To refute Roberts’s claims of poor food safety and quality, Azzopardi said in an email interview that “in 2014, the International Association for Food Protection (IAFP) selected Sodexo as that year’s recipient of the prestigious Black Pearl Award. The award recognizes a company for its outstanding commitment to, and achievement in, corporate excellence in food safety and quality.”

Regarding Roberts’s horse meat in the UK claim, which did happen, Azzopardi stated in the email interview that a similar situation could not transpire in the United States.

“Sodexo operations in the U.S. do not source beef products from Europe; moreover, all of our raw and frozen ground beef products are sourced domestically,” Azzopardi said. “Further, rigorous United States Department of Agriculture (USDA) guidelines and inspection procedures do not allow for horse meat to be imported or processed for human consumption, and the USDA is on record calling potential impact of the horse meat issue on the U.S. marketplace ‘remote.’ Additionally, Sodexo has requested and received confirmation from our meat suppliers in the U.S. that they do not distribute meat products from European countries.”

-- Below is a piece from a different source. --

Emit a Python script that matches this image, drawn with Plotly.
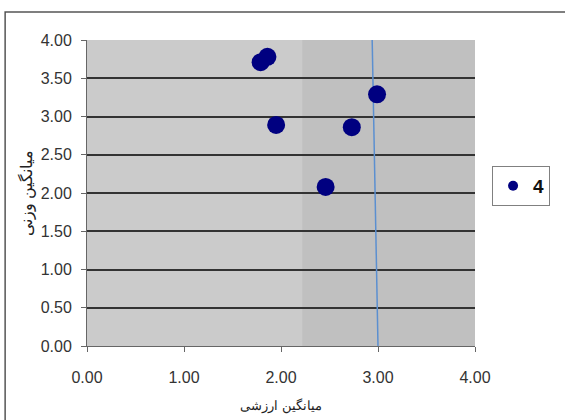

Although getting better food is the focus of his petition, Roberts also believes that improvements can be made in the University’s dining services to utilize more local resources.

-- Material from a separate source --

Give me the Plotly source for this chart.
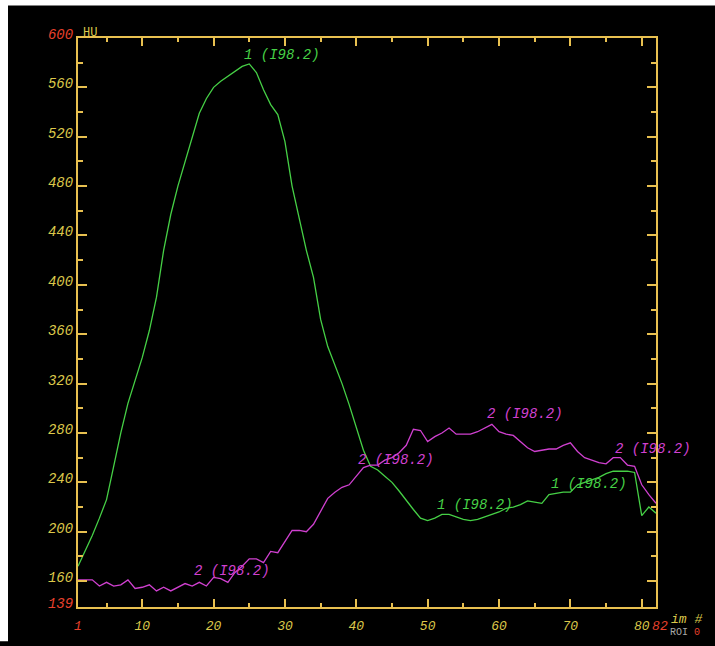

“The changes I would definitely like to see are healthier food, but especially using local resources,”  Roberts said. “I suggested Simon’s Deli could have a restaurant on campus.  I don’t know how economically feasible that would be, but a school in California has switched to getting most of their food from local farms, and it’s only a negligible increase in cost because it saves a lot of the transportation costs.”

This program in California that Roberts refers to is the California Farm to School Network, which utilizes local farms to supply food for schools’ dining services.  

“There would be better health of the food, and it would be better for the environment and for the local community,” Roberts said.  “So I really think using something like that, using the resources we have here.”

“I don’t know if we can use an exact copy of that,” Roberts continued, “but it’s a good kind of idea to have.  And especially to help the Bronx because there’s a lot of resources in the Bronx that could be used instead.  The biggest thing is that profits aren’t going to the local area, and they really should be, instead of to a big multinational company in the private food service sector.”